Pengabdian Seorang Koster

“Suatu saat saya minta tolong pak Haryono agar buatkan beberapa rosario. Setelah selesai, ia menyerahkan kepada saya sambil mengatakan maaf romo Bi, mungkin rosarionya kurang rapih. Waktu saya tanya biayanya berapa ia menjawab 'sembah bekti mawon romo” ungkap romo H Subiyanto. DW. Pr pada saat merayakan Ekaristi Kudus bulanan untuk karyawan Katedral. Bertepatan pula, hari itu Bapak Rafael Haryono pension sebagai koster Katedral KA Semarang. Hal yang sama juga pernah dialami romo Sukardi pr, romo Paroki Randusari Semarang. Ia hanya minta dibayar dengan doa saja” demkian rama Soebiyanto mengawali khotbahnya.

Rafael Haryono lahir di Sendangsono, 21 Pebruari 1947 dari keluarga sederhana. Ia semula dibawa oleh romo G Natabudyo pr ke Semarang. Mulai bekerja sebagai pegawai di pasturan pada 30 Desember 1969 dan, baru 2 tahun kemudian ditunjuk menggantikan koster lama yang mengundurkan diri.

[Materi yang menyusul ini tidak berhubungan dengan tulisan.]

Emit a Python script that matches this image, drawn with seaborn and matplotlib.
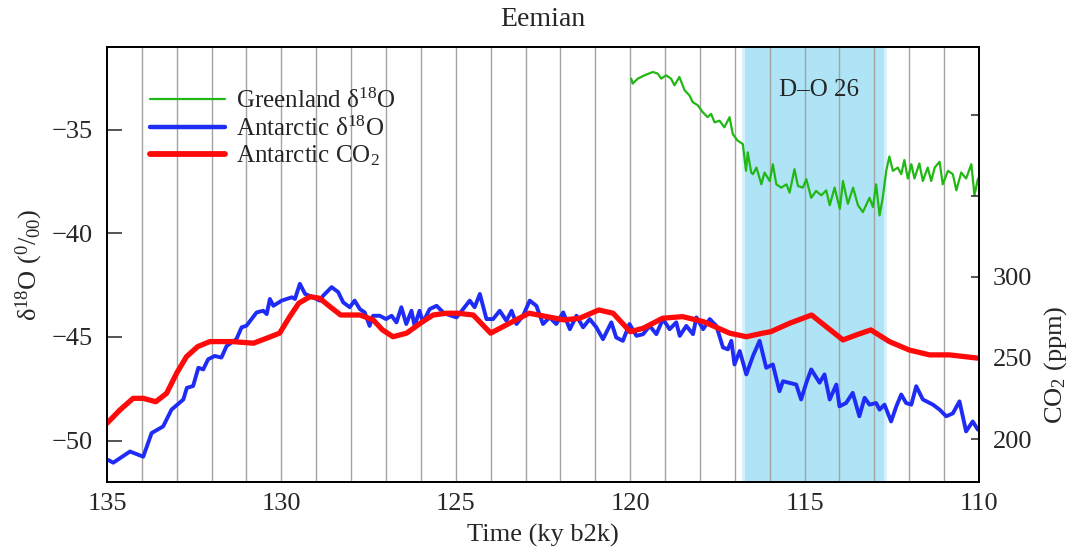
import matplotlib
matplotlib.use("Agg")
import matplotlib.pyplot as plt
import seaborn as sns
import numpy as np
from matplotlib.lines import Line2D

# ---------------- data ----------------
green_ky = [119.97, 119.93, 119.78, 119.59, 119.35, 119.21, 119.11, 118.97, 118.83, 118.73,
            118.59, 118.44, 118.30, 118.21, 118.06, 117.92, 117.78, 117.68, 117.58, 117.44,
            117.30, 117.15, 117.06, 116.92, 116.77, 116.68, 116.63, 116.53, 116.48, 116.38,
            116.24, 116.15, 116.00, 115.91, 115.81, 115.67, 115.52, 115.43, 115.29, 115.19,
            115.05, 114.95, 114.81, 114.67, 114.52, 114.38, 114.28, 114.14, 113.99, 113.90,
            113.76, 113.61, 113.47, 113.33, 113.14, 113.04, 112.95, 112.85, 112.76, 112.66,
            112.57, 112.47, 112.33, 112.23, 112.14, 112.04, 111.94, 111.85, 111.71, 111.61,
            111.47, 111.37, 111.27, 111.13, 111.04, 110.89, 110.75, 110.65, 110.51, 110.37,
            110.22, 110.13, 110.03]
green_d18o = [-32.54, -32.78, -32.54, -32.38, -32.22, -32.30, -32.54, -32.38, -32.54, -32.86,
              -32.46, -33.10, -33.35, -33.67, -33.83, -34.16, -34.40, -34.24, -34.65, -34.57,
              -34.89, -34.40, -35.21, -35.53, -35.70, -36.99, -36.10, -37.07, -37.15, -36.83,
              -37.64, -37.07, -37.48, -36.67, -37.64, -37.80, -37.64, -38.04, -36.91, -37.72,
              -37.80, -37.39, -38.29, -37.96, -38.17, -37.93, -38.65, -37.80, -38.82, -37.48,
              -38.58, -37.80, -38.65, -38.98, -38.29, -38.74, -37.64, -39.14, -38.29, -36.99,
              -36.30, -36.99, -36.83, -37.15, -36.47, -37.36, -36.67, -37.36, -36.63, -37.48,
              -36.83, -37.48, -36.83, -36.55, -37.64, -36.99, -37.15, -37.93, -37.07, -37.36,
              -36.67, -38.17, -37.36]

blue_ky = [134.96, 134.82, 134.34, 133.96, 133.72, 133.39, 133.15, 132.81, 132.71, 132.53,
           132.38, 132.24, 132.10, 131.91, 131.72, 131.57, 131.29, 131.14, 131.00, 130.71,
           130.52, 130.42, 130.33, 130.23, 129.99, 129.70, 129.61, 129.47, 129.32, 129.09,
           128.90, 128.80, 128.56, 128.37, 128.23, 128.04, 127.90, 127.75, 127.61, 127.47,
           127.37, 127.18, 127.00, 126.84, 126.70, 126.56, 126.42, 126.27, 126.18, 126.04,
           125.94, 125.75, 125.55, 125.36, 125.27, 124.98, 124.79, 124.60, 124.46, 124.31,
           124.12, 123.93, 123.74, 123.55, 123.40, 123.26, 123.07, 122.88, 122.69, 122.50,
           122.31, 122.12, 121.92, 121.73, 121.54, 121.35, 121.16, 120.97, 120.78, 120.54,
           120.40, 120.21, 120.02, 119.82, 119.63, 119.44, 119.25, 119.06, 118.87, 118.68,
           118.58, 118.39, 118.20, 118.10, 117.91, 117.72, 117.53, 117.34, 117.20, 117.10,
           117.01, 116.86, 116.67, 116.48, 116.29, 116.10, 115.91, 115.72, 115.62, 115.24,
           115.10, 114.95, 114.81, 114.57, 114.43, 114.28, 114.09, 114.00, 113.81, 113.62,
           113.43, 113.28, 113.14, 112.95, 112.85, 112.71, 112.52, 112.37, 112.23, 112.09,
           111.94, 111.80, 111.61, 111.32, 111.13, 110.94, 110.75, 110.56, 110.37, 110.18,
           110.03]
blue_d18o = [-50.94, -51.07, -50.53, -50.78, -49.64, -49.32, -48.51, -48.02, -47.46, -47.37,
             -46.49, -46.57, -46.08, -45.92, -46.00, -45.44, -45.11, -44.54, -44.46, -43.82,
             -43.74, -43.90, -43.17, -43.50, -43.25, -43.09, -43.17, -42.44, -42.93, -43.09,
             -43.25, -43.01, -42.60, -42.84, -43.33, -43.57, -43.25, -43.66, -43.82, -44.47,
             -43.98, -43.98, -44.14, -43.98, -44.30, -43.57, -44.38, -43.74, -44.47, -43.74,
             -44.30, -43.66, -43.50, -43.82, -43.90, -44.06, -43.66, -43.25, -43.57, -42.93,
             -44.14, -44.14, -43.74, -44.22, -43.74, -44.38, -43.98, -43.25, -43.50, -44.38,
             -44.06, -44.38, -43.82, -44.63, -43.98, -44.54, -44.14, -44.54, -45.11, -44.30,
             -45.03, -45.19, -44.38, -44.95, -44.87, -44.47, -44.87, -44.14, -44.63, -44.30,
             -44.95, -44.47, -44.87, -44.06, -44.63, -44.14, -44.47, -45.51, -45.60, -45.19,
             -46.33, -45.68, -46.81, -45.92, -45.19, -46.49, -46.33, -47.62, -47.14, -47.30,
             -48.02, -47.21, -46.57, -47.21, -46.81, -48.02, -47.30, -48.35, -48.19, -47.70,
             -48.83, -47.94, -48.27, -48.19, -48.51, -48.27, -49.08, -48.35, -47.78, -48.19,
             -48.27, -47.38, -48.02, -48.27, -48.51, -48.83, -48.69, -48.11, -49.56, -49.08,
             -49.48]

red_ky = [135.00, 134.63, 134.25, 133.96, 133.60, 133.29, 133.00, 132.72, 132.40, 132.05,
          131.40, 130.80, 130.42, 130.05, 129.76, 129.50, 129.18, 128.90, 128.61, 128.30,
          127.75, 127.37, 127.10, 126.80, 126.41, 125.95, 125.65, 125.27, 124.95, 124.50,
          124.00, 123.55, 122.90, 121.90, 121.45, 120.90, 120.49, 120.00, 119.63, 119.07,
          118.50, 117.90, 117.15, 116.67, 116.20, 115.97, 115.43, 114.80, 114.38, 113.90,
          113.52, 113.10, 112.57, 112.00, 111.42, 110.85, 110.00]
red_co2 = [209.7, 217.9, 225.1, 225.1, 223.0, 228.2, 240.7, 250.8, 257.0, 260.1,
           260.1, 259.1, 262.2, 265.3, 275.5, 283.8, 287.8, 286.8, 281.7, 276.5,
           276.5, 273.5, 267.3, 263.1, 265.3, 272.4, 276.5, 277.6, 277.6, 276.5,
           265.3, 270.4, 277.6, 273.5, 274.5, 279.6, 277.6, 266.2, 268.3, 274.5,
           275.5, 272.4, 265.3, 263.1, 265.3, 266.2, 271.4, 276.5, 269.3, 261.1,
           264.2, 267.3, 260.1, 254.9, 251.9, 251.9, 249.8]

x_ticks = [135, 130, 125, 120, 115, 110]
y_ticks = [-50, -45, -40, -35]
co2_ticks = [200, 250, 300, 350, 400]
co2_ticklabels = ["200", "250", "300", "", ""]
grid_ky = list(range(111, 135))
do26_span = (116.72, 112.72)

labels = ["Greenland δ$^{18}$O", "Antarctic δ$^{18}$O", "Antarctic CO$_2$"]
colors = ["#22b814", "#1f2cf5", "#ff0a0a"]

# ---------------- style ----------------
sns.set_theme(style="white")
plt.rcParams["font.family"] = ["Liberation Serif", "DejaVu Serif"]
plt.rcParams["mathtext.fontset"] = "custom"
plt.rcParams["mathtext.rm"] = "Liberation Serif"
plt.rcParams["mathtext.it"] = "Liberation Serif:italic"
plt.rcParams["axes.edgecolor"] = "black"
plt.rcParams["axes.linewidth"] = 1.3

FS = 19
fig = plt.figure(figsize=(10.75, 5.54), dpi=100)
ax = fig.add_axes([0.0995, 0.130, 0.8112, 0.7857])

ax.axvspan(*do26_span, color="#aee4f6", lw=0, zorder=0)
ax.axvspan(do26_span[0] + 0.08, do26_span[0], color="#aee4f6", alpha=0.5, lw=0, zorder=0)
ax.axvspan(do26_span[1], do26_span[1] - 0.08, color="#aee4f6", alpha=0.5, lw=0, zorder=0)
for k in grid_ky:
    ax.axvline(k, color="#a3a3a3", lw=1.0, zorder=1)

sns.lineplot(x=green_ky, y=green_d18o, ax=ax, color=colors[0], lw=1.6,
             estimator=None, sort=True, zorder=3)
sns.lineplot(x=blue_ky, y=blue_d18o, ax=ax, color=colors[1], lw=2.8,
             estimator=None, sort=True, zorder=3)

ax.set_xlim(135, 110)
ax.set_ylim(-52.0, -31.0)
ax.set_xticks(x_ticks)
ax.set_yticks(y_ticks)
ax.set_yticklabels(["−50", "−45", "−40", "−35"])
ax.tick_params(axis="y", direction="in", length=11, width=1.1, pad=10,
               labelsize=FS, left=True, right=False)
ax.tick_params(axis="x", direction="in", length=0, pad=8, labelsize=FS)
ax.set_xlabel("Time (ky b2k)", fontsize=FS, labelpad=6)
ax.set_ylabel("δ$^{18}$O ($^{0}$/$_{00}$)", fontsize=FS)
ax.yaxis.set_label_coords(-0.071, 0.5)
ax.set_title("Eemian", fontsize=FS + 1, pad=15)
ax.text(114.6, -33.1, "D–O 26", fontsize=FS - 1, ha="center", va="center", zorder=4)

ax2 = ax.twinx()
sns.lineplot(x=red_ky, y=red_co2, ax=ax2, color=colors[2], lw=3.8,
             estimator=None, sort=True)
for l in ax2.get_lines():
    l.set_solid_joinstyle("round")
ax2.set_ylim(173.5, 442)
ax2.set_xlim(135, 110)
ax2.set_yticks(co2_ticks)
ax2.set_yticklabels(co2_ticklabels)
ax2.tick_params(axis="y", direction="in", length=6, width=1.1, pad=10,
                labelsize=FS, right=True, left=False)
ax2.set_ylabel("CO$_2$ (ppm)", fontsize=FS, rotation=90)
ax2.yaxis.set_label_coords(1.072, 0.27)
ax2.grid(False)
ax.grid(False)

handles = [Line2D([0], [0], color=colors[0], lw=1.6),
           Line2D([0], [0], color=colors[1], lw=3.2),
           Line2D([0], [0], color=colors[2], lw=4.2)]
leg = ax2.legend(handles, labels, loc="upper left", bbox_to_anchor=(0.049, 0.903),
                 frameon=False, fontsize=FS - 1, handlelength=3.0, handletextpad=0.45,
                 labelspacing=0.12, borderpad=0.0, borderaxespad=0.0)

fig.savefig("out.png", dpi=100, facecolor="white")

Suami dari Katarina Nurpini Dwiprihatin mengalami pergantian banyak romo selama ia menjadi koster, dan menurut Haryono setiap romo memiliki pembawaan masing-masing. Romo Natabudyo pr, romo Patmosepoera pr juga bapak Uskup romo Kardinal Darmojuwono menjadi rama-rama yang mengukir pengalaman pertamanya di Pastoran Katedral. Kehidupannya di sekitar romo-romo membuat ia menilai: ”Romo itu wakil Tuhan di dunia, maka kita harus menghormati beliau-beliau”. Demikian hormatnya ia kepada para romo, maka ketika menyebut romo yang sudah meninggal dunia didepan namanya ia selalu menggunakan kata swargi.

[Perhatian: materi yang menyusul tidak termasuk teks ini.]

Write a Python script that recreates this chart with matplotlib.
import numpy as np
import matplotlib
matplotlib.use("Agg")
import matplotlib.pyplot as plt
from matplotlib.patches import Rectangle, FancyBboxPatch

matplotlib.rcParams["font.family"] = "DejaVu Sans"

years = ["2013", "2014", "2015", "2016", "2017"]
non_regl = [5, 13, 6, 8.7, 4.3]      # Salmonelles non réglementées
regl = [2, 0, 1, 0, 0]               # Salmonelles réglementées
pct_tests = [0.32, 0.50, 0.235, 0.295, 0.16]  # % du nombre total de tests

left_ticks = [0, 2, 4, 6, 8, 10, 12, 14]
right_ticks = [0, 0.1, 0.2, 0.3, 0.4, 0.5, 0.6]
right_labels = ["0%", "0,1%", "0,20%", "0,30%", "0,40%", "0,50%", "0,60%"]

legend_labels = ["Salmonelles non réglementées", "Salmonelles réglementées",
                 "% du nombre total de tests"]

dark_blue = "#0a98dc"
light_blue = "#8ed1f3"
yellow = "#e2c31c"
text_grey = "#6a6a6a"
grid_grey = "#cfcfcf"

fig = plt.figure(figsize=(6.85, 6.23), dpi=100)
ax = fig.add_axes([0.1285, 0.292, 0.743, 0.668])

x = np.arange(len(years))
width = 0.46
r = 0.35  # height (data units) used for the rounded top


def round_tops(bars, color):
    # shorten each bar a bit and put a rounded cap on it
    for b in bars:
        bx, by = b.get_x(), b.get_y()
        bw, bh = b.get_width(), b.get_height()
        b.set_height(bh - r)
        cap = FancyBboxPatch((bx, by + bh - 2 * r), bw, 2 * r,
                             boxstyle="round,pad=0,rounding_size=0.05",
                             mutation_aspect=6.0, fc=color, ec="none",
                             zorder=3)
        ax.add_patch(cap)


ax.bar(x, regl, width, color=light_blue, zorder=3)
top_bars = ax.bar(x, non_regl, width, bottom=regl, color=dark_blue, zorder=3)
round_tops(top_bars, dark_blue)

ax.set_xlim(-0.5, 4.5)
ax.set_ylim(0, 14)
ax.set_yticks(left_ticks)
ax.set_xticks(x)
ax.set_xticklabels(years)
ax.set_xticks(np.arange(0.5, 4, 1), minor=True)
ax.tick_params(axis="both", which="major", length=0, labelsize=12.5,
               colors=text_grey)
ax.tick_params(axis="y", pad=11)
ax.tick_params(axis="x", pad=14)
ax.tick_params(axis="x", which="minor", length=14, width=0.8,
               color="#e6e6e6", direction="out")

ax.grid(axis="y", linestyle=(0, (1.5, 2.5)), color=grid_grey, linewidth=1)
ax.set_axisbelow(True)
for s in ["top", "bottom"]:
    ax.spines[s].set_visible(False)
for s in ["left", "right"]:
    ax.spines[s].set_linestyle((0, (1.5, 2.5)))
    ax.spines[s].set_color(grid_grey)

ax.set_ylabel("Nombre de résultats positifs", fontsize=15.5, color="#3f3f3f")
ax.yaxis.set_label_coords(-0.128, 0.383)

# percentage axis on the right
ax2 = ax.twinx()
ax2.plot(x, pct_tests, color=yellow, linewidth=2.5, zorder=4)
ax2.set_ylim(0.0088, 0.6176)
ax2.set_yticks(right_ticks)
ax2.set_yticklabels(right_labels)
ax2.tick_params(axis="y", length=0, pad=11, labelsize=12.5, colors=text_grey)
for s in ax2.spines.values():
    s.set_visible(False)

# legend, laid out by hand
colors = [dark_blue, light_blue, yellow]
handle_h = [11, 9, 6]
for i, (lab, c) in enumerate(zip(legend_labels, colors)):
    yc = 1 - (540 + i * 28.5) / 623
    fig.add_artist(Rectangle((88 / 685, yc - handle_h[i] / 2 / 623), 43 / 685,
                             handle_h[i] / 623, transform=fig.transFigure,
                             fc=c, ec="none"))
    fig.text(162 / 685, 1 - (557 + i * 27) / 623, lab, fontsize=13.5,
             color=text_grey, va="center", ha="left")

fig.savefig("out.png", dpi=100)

“Pengalaman saya paling membekas ketika bersama swargi romo Wiryo sebab beliaulah yang menunjuk saya untuk menggantikan koster lama sdr Naryanto” Sebagai koster Haryono sangat menjenangi pekerjaannya. Setiap hari ia sudah hadir di gereja pagi jam 04: 30, untuk membukakan pintu, membunyikan lonceng dan mempersiapkan perayaan ekaristi pada jam 05:30. Bila tidak ada aktifitas lain seperti pemberkatan pernikahan atau kegiatan- kegiatan umat seperti persekutuan doa dan sebagainya maka jam dua siang ia sudah bisa pulang untuk istirahat.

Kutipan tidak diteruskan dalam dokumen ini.